What the exercise asks - Print, word for word, the opening line of the data below and every line after it through the line that contains "import seaborn as sns", but not the pictures.

Provided data -

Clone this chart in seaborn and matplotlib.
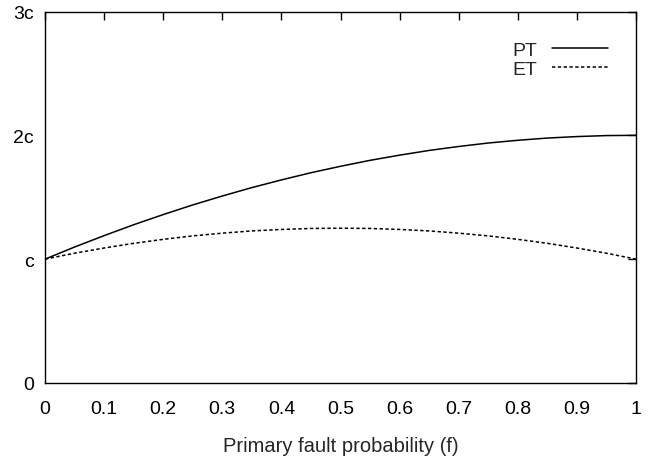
import numpy as np
import pandas as pd
import matplotlib
matplotlib.use('Agg')
import matplotlib.pyplot as plt
import seaborn as sns

# values (in units of c)
f_vals = [0.0, 0.05, 0.1, 0.15, 0.2, 0.25, 0.3, 0.35, 0.4, 0.45, 0.5,
          0.55, 0.6, 0.65, 0.7, 0.75, 0.8, 0.85, 0.9, 0.95, 1.0]
pt_vals = [1.0, 1.098, 1.19, 1.278, 1.36, 1.438, 1.51, 1.578, 1.64, 1.698, 1.75,
           1.798, 1.84, 1.878, 1.91, 1.938, 1.96, 1.978, 1.99, 1.998, 2.0]
et_vals = [1.0, 1.048, 1.09, 1.128, 1.16, 1.188, 1.21, 1.228, 1.24, 1.248, 1.25,
           1.248, 1.24, 1.228, 1.21, 1.188, 1.16, 1.128, 1.09, 1.048, 1.0]
x_ticks = [0, 0.1, 0.2, 0.3, 0.4, 0.5, 0.6, 0.7, 0.8, 0.9, 1]
x_tick_labels = ['0', '0.1', '0.2', '0.3', '0.4', '0.5', '0.6', '0.7', '0.8', '0.9', '1']
y_ticks = [0, 1, 2, 3]
y_tick_labels = ['0', 'c', '2c', '3c']

df = pd.DataFrame({'f': f_vals * 2,
                   'cost': pt_vals + et_vals,
                   'scheme': ['PT'] * len(f_vals) + ['ET'] * len(f_vals)})

sns.set_style('white')
plt.rcParams['font.family'] = ['Liberation Sans', 'DejaVu Sans']

fig = plt.figure(figsize=(6.5, 4.6), dpi=100)
ax = fig.add_axes([45 / 650, 1 - 384 / 460, 591 / 650, 371.5 / 460])

sns.lineplot(data=df, x='f', y='cost', hue='scheme', style='scheme',
             palette={'PT': 'black', 'ET': 'black'},
             dashes={'PT': '', 'ET': (2.2, 1.6)},
             linewidth=1.1, ax=ax)

ax.set_xlim(0, 1)
ax.set_ylim(0, 3)
ax.set_xticks(x_ticks)
ax.set_xticklabels(x_tick_labels)
ax.set_yticks(y_ticks)
ax.set_yticklabels(y_tick_labels)
ax.set_xlabel('Primary fault probability (f)', fontsize=14.5, labelpad=14)
ax.set_ylabel('')
ax.tick_params(direction='in', length=6, width=1, top=True, right=True,
               labelsize=14, colors='black')
ax.tick_params(axis='x', labeltop=False, pad=12)
ax.tick_params(axis='y', labelright=False, pad=8)
for s in ax.spines.values():
    s.set_color('black')
    s.set_linewidth(1.0)

handles, labels = ax.get_legend_handles_labels()
ax.legend(handles, labels, loc='upper right',
          bbox_to_anchor=(608 / 650, 1 - 42 / 460), bbox_transform=fig.transFigure,
          frameon=False, markerfirst=False, fontsize=14, handlelength=2.9,
          handletextpad=0.75, labelspacing=0.1, borderaxespad=0, borderpad=0)

plt.savefig('out.png', dpi=100)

Answer below -
Clone this chart in seaborn and matplotlib.
import numpy as np
import pandas as pd
import matplotlib
matplotlib.use('Agg')
import matplotlib.pyplot as plt
import seaborn as sns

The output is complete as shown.